Exercise task:
Look for "this" in the listing below. Gather each line that contains it.
________________________
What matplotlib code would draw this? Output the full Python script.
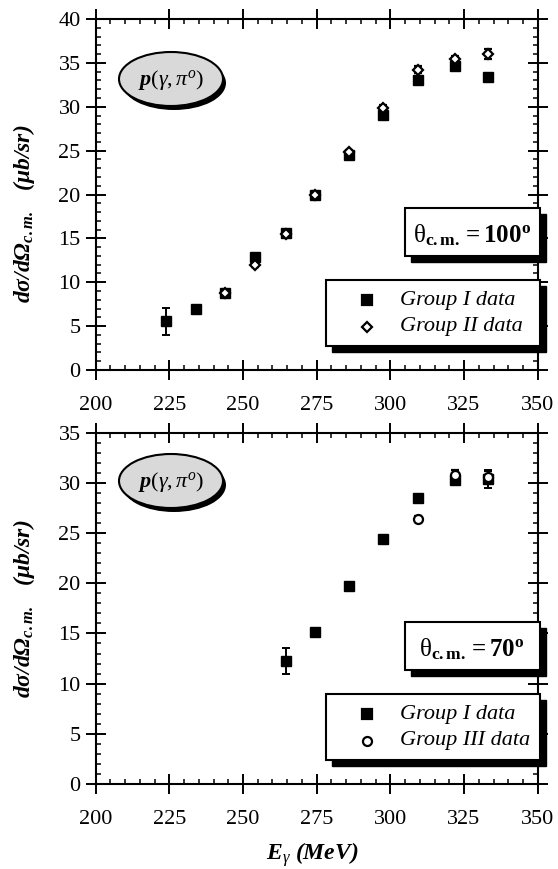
import matplotlib
matplotlib.use('Agg')
import matplotlib.pyplot as plt
from matplotlib.patches import Rectangle, Ellipse
from matplotlib.lines import Line2D
from matplotlib.ticker import MultipleLocator

# fonts (Times-like)
plt.rcParams['font.family'] = ['Liberation Serif', 'DejaVu Serif']
plt.rcParams['mathtext.fontset'] = 'custom'
plt.rcParams['mathtext.rm'] = 'Liberation Serif'
plt.rcParams['mathtext.it'] = 'Liberation Serif:italic'
plt.rcParams['mathtext.bf'] = 'Liberation Serif:bold'
plt.rcParams['mathtext.bfit'] = 'Liberation Serif:bold:italic'

# theta_cm = 100 deg
e100_g1 = [224, 234, 244, 254, 264.5, 274.5, 286, 297.5, 309.5, 322, 333]
xs100_g1 = [5.55, 7.0, 8.8, 12.9, 15.6, 19.9, 24.5, 29.1, 33.0, 34.7, 33.4]
err100_g1 = [1.55, 0.3, 0.3, 0.3, 0.3, 0.3, 0.3, 0.4, 0.4, 0.5, 0.5]

e100_g2 = [244, 254, 264.5, 274.5, 286, 297.5, 309.5, 322, 333]
xs100_g2 = [8.8, 12.0, 15.5, 20.0, 24.8, 29.9, 34.2, 35.4, 36.0]
err100_g2 = [0.3, 0.3, 0.3, 0.3, 0.3, 0.3, 0.4, 0.4, 0.6]

# theta_cm = 70 deg
e70_g1 = [264.5, 274.5, 286, 297.5, 309.5, 322, 333]
xs70_g1 = [12.25, 15.1, 19.7, 24.4, 28.5, 30.3, 30.4]
err70_g1 = [1.25, 0.3, 0.3, 0.3, 0.4, 0.5, 0.9]

e70_g3 = [309.5, 322, 333]
xs70_g3 = [26.4, 30.8, 30.6]
err70_g3 = [0.3, 0.5, 0.6]

W, H = 558, 869
fig = plt.figure(figsize=(W / 100, H / 100), dpi=100)


def fx(x):
    return x / W


def fy(y):
    return 1 - y / H


def setup(ax, ymax):
    ax.set_xlim(200, 350)
    ax.set_ylim(0, ymax)
    ax.xaxis.set_major_locator(MultipleLocator(25))
    ax.xaxis.set_minor_locator(MultipleLocator(5))
    ax.yaxis.set_major_locator(MultipleLocator(5))
    ax.yaxis.set_minor_locator(MultipleLocator(1))
    ax.tick_params(which='major', direction='inout', length=14, width=1.4,
                   top=True, right=True, labelsize=16)
    ax.tick_params(which='minor', direction='in', length=3.5, width=1.1,
                   top=True, right=True)
    ax.tick_params(axis='x', which='major', pad=12)
    ax.tick_params(axis='y', which='major', pad=3.8)
    for s in ax.spines.values():
        s.set_linewidth(1.5)


def shadow_box(x0, y0, x1, y1, off=6):
    fig.add_artist(Rectangle((fx(x0 + off), fy(y1 + off)), (x1 - x0) / W, (y1 - y0) / H,
                             transform=fig.transFigure, facecolor='black',
                             edgecolor='black', zorder=5))
    fig.add_artist(Rectangle((fx(x0), fy(y1)), (x1 - x0) / W, (y1 - y0) / H,
                             transform=fig.transFigure, facecolor='white',
                             edgecolor='black', linewidth=1.5, zorder=6))


def reaction_ellipse(cx, cy, w=104, h=54):
    fig.add_artist(Ellipse((fx(cx + 3), fy(cy + 4)), w / W, h / H,
                           transform=fig.transFigure, facecolor='black', zorder=5))
    fig.add_artist(Ellipse((fx(cx), fy(cy)), w / W, h / H, transform=fig.transFigure,
                           facecolor='#d9d9d9', edgecolor='black', linewidth=1.5, zorder=6))
    fig.text(fx(cx), fy(cy + 1), r'$\mathbfit{p}\mathit{(γ,π^{o})}$', fontsize=16,
             ha='center', va='center', zorder=7)


def legend_block(y_top, label2, marker2, ms2):
    shadow_box(326, y_top, 540, y_top + 66)
    rows = [('s', 'black', 7.5, 'Group I data'), (marker2, 'white', ms2, label2)]
    for i, (m, fc, ms, lab) in enumerate(rows):
        y = y_top + 20 + 27 * i
        fig.add_artist(Line2D([fx(367)], [fy(y)], marker=m, markersize=ms,
                              markerfacecolor=fc, markeredgecolor='black',
                              markeredgewidth=1.6, linestyle='none',
                              transform=fig.transFigure, zorder=7))
        fig.text(fx(400), fy(y), lab, fontsize=16, style='italic',
                 ha='left', va='center', zorder=7)


def theta_block(y_top, angle):
    shadow_box(405, y_top, 540, y_top + 48)
    fig.text(fx(472), fy(y_top + 34),
             r'$\mathrm{θ}_{\mathbf{c.m.}}\mathbf{= %d^{o}}$' % angle,
             fontsize=18, ha='center', va='baseline', zorder=7)


# top panel
ax1 = fig.add_axes([fx(95.7), fy(370), 442 / W, 351 / H])
setup(ax1, 40)
ax1.errorbar(e100_g1, xs100_g1, yerr=err100_g1, fmt='s', color='black',
             markersize=7.5, elinewidth=1.4, capsize=3, capthick=1.4, zorder=3)
ax1.errorbar(e100_g2, xs100_g2, yerr=err100_g2, fmt='D', color='black',
             markerfacecolor='white', markeredgewidth=1.6, markersize=5.5,
             elinewidth=1.4, capsize=3, capthick=1.4, zorder=4)

# bottom panel
ax2 = fig.add_axes([fx(95.7), fy(784), 442 / W, 351.3 / H])
setup(ax2, 35)
ax2.errorbar(e70_g1, xs70_g1, yerr=err70_g1, fmt='s', color='black',
             markersize=7.5, elinewidth=1.4, capsize=3, capthick=1.4, zorder=3)
ax2.errorbar(e70_g3, xs70_g3, yerr=err70_g3, fmt='o', color='black',
             markerfacecolor='white', markeredgewidth=1.6, markersize=6.5,
             elinewidth=1.4, capsize=3, capthick=1.4, zorder=4)

# annotations
reaction_ellipse(171, 79)
reaction_ellipse(171, 481)
theta_block(208, 100)
theta_block(622, 70)
legend_block(280, 'Group II data', 'D', 5.5)
legend_block(694, 'Group III data', 'o', 6.5)

# axis labels
ylab = r'dσ/dΩ$_{\mathbfit{c.m.}}$   (μb/sr)'
fig.text(fx(24), fy(214), ylab, rotation=90, fontsize=17, fontweight='bold',
         style='italic', ha='center', va='center')
fig.text(fx(24), fy(609), ylab, rotation=90, fontsize=17, fontweight='bold',
         style='italic', ha='center', va='center')
fig.text(fx(312), fy(855), r'E$_{γ}$ (MeV)', fontsize=17, fontweight='bold',
         style='italic', ha='center', va='center')

fig.savefig('out.png', dpi=100)
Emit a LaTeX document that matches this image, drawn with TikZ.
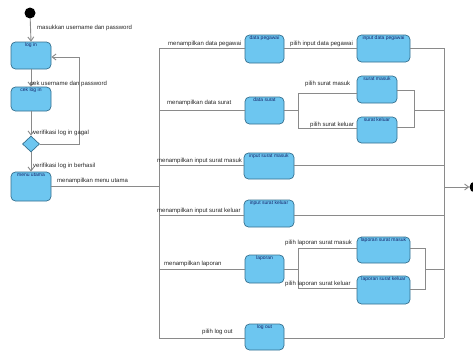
________________________
Written solution:
What matplotlib code would draw this? Output the full Python script.
Emit a LaTeX document that matches this image, drawn with TikZ.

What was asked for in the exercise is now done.